Initially, the notes benefit from credit enhancement ranging from 89.1% in the $59.4 million A-1 notes to 8.0% on the $6.0 million class F notes, according to DBRS.
Otherwise, the notes benefit from overcollateralization, proceeds from aggregate residuals and a cash reserve. On the deal's closing date, overcollateralization will be equal to 7.05% and a level that is either the greater of 8.5% of the current adjusted discounted pool balance or 1.75% of the adjusted discounted pool balance as of the initial cut-off date.
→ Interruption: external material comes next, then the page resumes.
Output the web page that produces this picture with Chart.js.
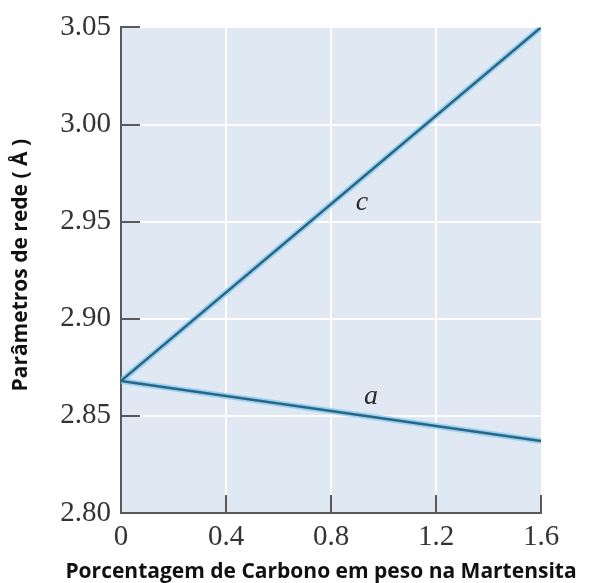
<!DOCTYPE html>
<html>
<head>
<meta charset="utf-8">
<script src="https://cdn.jsdelivr.net/npm/chart.js@4/dist/chart.umd.min.js"></script>
<style>
  html, body { margin: 0; padding: 0; background: #fff; }
  #wrap { width: 592px; height: 583px; }
</style>
</head>
<body>
<div id="wrap"><canvas id="chart" width="592" height="583"></canvas></div>
<script>
// Lattice parameters of martensite vs carbon content (wt%)
const carbon = [0, 1.6];
const paramC = [2.868, 3.05];
const paramA = [2.868, 2.837];
const xTicks = [0, 0.4, 0.8, 1.2, 1.6];
const yTicks = [2.80, 2.85, 2.90, 2.95, 3.00, 3.05];
const curveLabels = [
    { text: 'c', x: 0.918, y: 2.960 },
    { text: 'a', x: 0.952, y: 2.860 }
];
const xTitle = 'Porcentagem de Carbono em peso na Martensita';
const yTitle = 'Parâmetros de rede ( Å )';

const lineDark = '#2b6583';
const lineGlow = 'rgba(140, 205, 240, 0.85)';
const axisColor = '#5a5a5a';
const serif = '"Liberation Serif", "DejaVu Serif", serif';
const sans = '"Open Sans", "Noto Sans", sans-serif';

function pts(ys) {
    return carbon.map((x, i) => ({ x: x, y: ys[i] }));
}

// Shaded plot area, inner tick marks, axis titles and the curve letters
// (titles drawn here so Chart.js doesn't squeeze them to the axis width)
const plotDecor = {
    id: 'plotDecor',
    beforeDraw(chart) {
        const { ctx, chartArea: a } = chart;
        ctx.save();
        ctx.fillStyle = '#dfe8f3';
        ctx.fillRect(a.left, a.top, a.right - a.left, a.bottom - a.top);
        ctx.restore();
    },
    afterDraw(chart) {
        const { ctx, chartArea: a, scales } = chart;
        ctx.save();
        ctx.strokeStyle = axisColor;
        ctx.lineWidth = 2;
        ctx.beginPath();
        for (const v of yTicks) {
            const y = Math.round(scales.y.getPixelForValue(v));
            ctx.moveTo(a.left, y);
            ctx.lineTo(a.left + 19, y);
        }
        for (const v of xTicks) {
            const x = Math.round(scales.x.getPixelForValue(v));
            ctx.moveTo(x, a.bottom);
            ctx.lineTo(x, a.bottom - 18);
        }
        ctx.stroke();

        ctx.fillStyle = '#2a2a2a';
        ctx.font = 'italic 28px ' + serif;
        ctx.textAlign = 'center';
        ctx.textBaseline = 'middle';
        for (const l of curveLabels) {
            ctx.fillText(l.text, scales.x.getPixelForValue(l.x), scales.y.getPixelForValue(l.y));
        }

        ctx.fillStyle = '#111';
        ctx.font = 'bold 21px ' + sans;
        ctx.fillText(xTitle, 321, 572);
        ctx.translate(21, (a.top + a.bottom) / 2 - 5);
        ctx.rotate(-Math.PI / 2);
        ctx.fillText(yTitle, 0, 0);
        ctx.restore();
    }
};

new Chart(document.getElementById('chart'), {
    type: 'line',
    data: {
        datasets: [
            { data: pts(paramC), borderColor: lineGlow, borderWidth: 6, pointRadius: 0, order: 2 },
            { data: pts(paramA), borderColor: lineGlow, borderWidth: 6, pointRadius: 0, order: 2 },
            { data: pts(paramC), borderColor: lineDark, borderWidth: 2.5, pointRadius: 0, order: 1 },
            { data: pts(paramA), borderColor: lineDark, borderWidth: 2.5, pointRadius: 0, order: 1 }
        ]
    },
    options: {
        responsive: false,
        animation: false,
        layout: { padding: { top: 25, right: 51, left: 0, bottom: 0 } },
        plugins: { legend: { display: false }, tooltip: { enabled: false } },
        scales: {
            x: {
                type: 'linear',
                min: 0,
                max: 1.6,
                afterBuildTicks: (s) => { s.ticks = xTicks.map(v => ({ value: v })); },
                afterFit: (s) => { s.height = 70; },
                grid: {
                    color: (c) => (c.tick && (c.tick.value === 0 || c.tick.value === 1.6)) ? 'rgba(0,0,0,0)' : '#ffffff',
                    lineWidth: 2,
                    drawTicks: false
                },
                border: { color: axisColor, width: 2 },
                ticks: {
                    padding: 7,
                    color: '#333',
                    font: { family: serif, size: 29 },
                    callback: (v) => v === 0 ? '0' : Number(v).toFixed(1)
                }
            },
            y: {
                type: 'linear',
                min: 2.80,
                max: 3.05,
                afterBuildTicks: (s) => { s.ticks = yTicks.map(v => ({ value: v })); },
                afterFit: (s) => { s.width = 121; },
                grid: {
                    color: (c) => (c.tick && c.tick.value === 2.80) ? 'rgba(0,0,0,0)' : '#ffffff',
                    lineWidth: 2,
                    drawTicks: false
                },
                border: { color: axisColor, width: 2 },
                ticks: {
                    padding: 10,
                    color: '#333',
                    font: { family: serif, size: 29 },
                    callback: (v) => Number(v).toFixed(2)
                }
            }
        }
    },
    plugins: [plotDecor]
});
</script>
</body>
</html>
As for aggregate residuals, another potential credit enhancement to the notes, the statistical asset pool starts off with about $109,307 in booked value of residuals. These residuals are funded in a number of ways, including the sale of equipment that the servicer receives at the end of a related contract of net amounts that the servicer might collect as judgments against an obligor that might have fallen behind in payments. Amur Equipment Finance, the deal's sponsor and loan originator, will also service the notes.
DBRS expects to assign ratings of R-1 on the A-1 notes. After that, ratings should range from 'AAA' on the A-2 notes to 'B' on the F notes.
As of the initial statistical calculation date, DBRA says, the asset pool had an aggregate statistical discounted contract balance of about $389.7 million. The pool had an aggregate contract balance of $389.7b million and 4,899 contracts, with 4,683 obligors.
On average, the discounted contract balance was about $79,549, and no contract had a discounted contract balance of more than $1.4 million. The statistical asset pool had a WA seasoning of about five months as of the statistical calculation date.
The pool appears to be highly diversified, as the top 10 obligors accounted for 3.67% of the Statistical Asset Pool, as of the Statistical Calculation Date. Also, the pool's exposure to the single-largest obligor during the three-month prefunding period will be limited to 1.0%.